In the background, you have several individual stories of more ordinary people. These include a visiting nurse, Norma (LaTanya Richardson Jackson), who’s starting to have eyesight troubles due to diabetes, and Alma (Ilfenesh Hadera), an immigrant from the Dominican Republic who’s endlessly working but can still barely support her three children. None of these stories are connected in any clear way, bar two characters passing a campaigning Nick in the street, but in true Simon fashion, they will surely end up just as important to this larger tale as the suited men and women making the decisions.
This pilot episode gets Show Me a Hero off to a strong start, although there are some instances where fears about the other auteur behind the project pop up. Every episode of Show Me a Hero is directed by Paul Haggis, a writer-director behind some particularly heavy-handed, often trite dramas of the last decade (namely Crash). He’s thankfully not on any screenwriting duties for the show, but there’s one scene that ends in a way that screams traditional Haggis more than Simon: it concerns Nick being refused assistance by Martinelli loyalists in the city offices both men occupy. He’s looking to use the copy machine they’re at because his is broken and two secretaries using it suggest they’ll be doing so for hours. Nick, accepting defeat, leaves the room, and we get the point of the scene from their actions – except after Nick leaves, one secretary says to the other: “He’s gonna run against Angelo and get help around here? He’s crazy.” One hopes that’s going to be an isolated blip of hammering to the viewer’s head.
Show Me a Hero is available to watch online in the UK on Google Play, blinkbox, iTunes and Amazon Instant Video.
Spoilers and further consideration
– Show Me a Hero is set to span several years, so, sure enough, Nick has won the mayoral election by episode’s end. Before Martinelli has even officially left the position, however, things are upended for the mayor-elect, as he discovers that the court resistance he campaigned on truly is hopeless, news delivered via lawyer over the phone. That’s certainly not going to go down too well with a lot of the electorate.

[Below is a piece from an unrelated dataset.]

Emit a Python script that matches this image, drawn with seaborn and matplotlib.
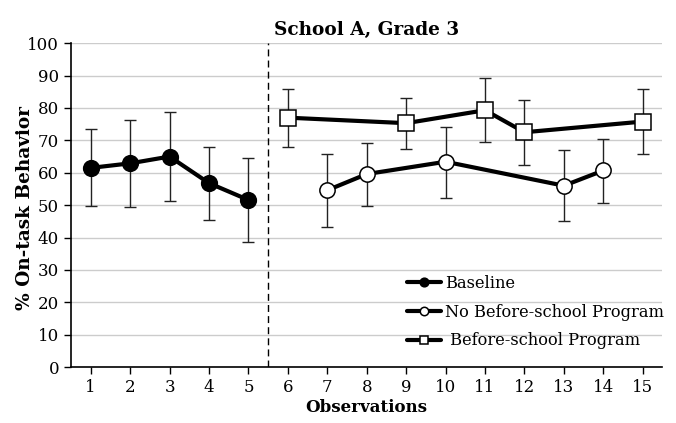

– Peter Riegert, as expert planner Oscar Newman, has an absolutely magnificent grey beard/mane in this that makes him look like a lion playing an Old West prospector.
– Show Me a Hero is based on true events and the lives of real political figures in Yonkers. Though the real-life history is just a click away, these weekly reviews will refrain from blatantly foreshadowing events to come, whether victories or tragedies.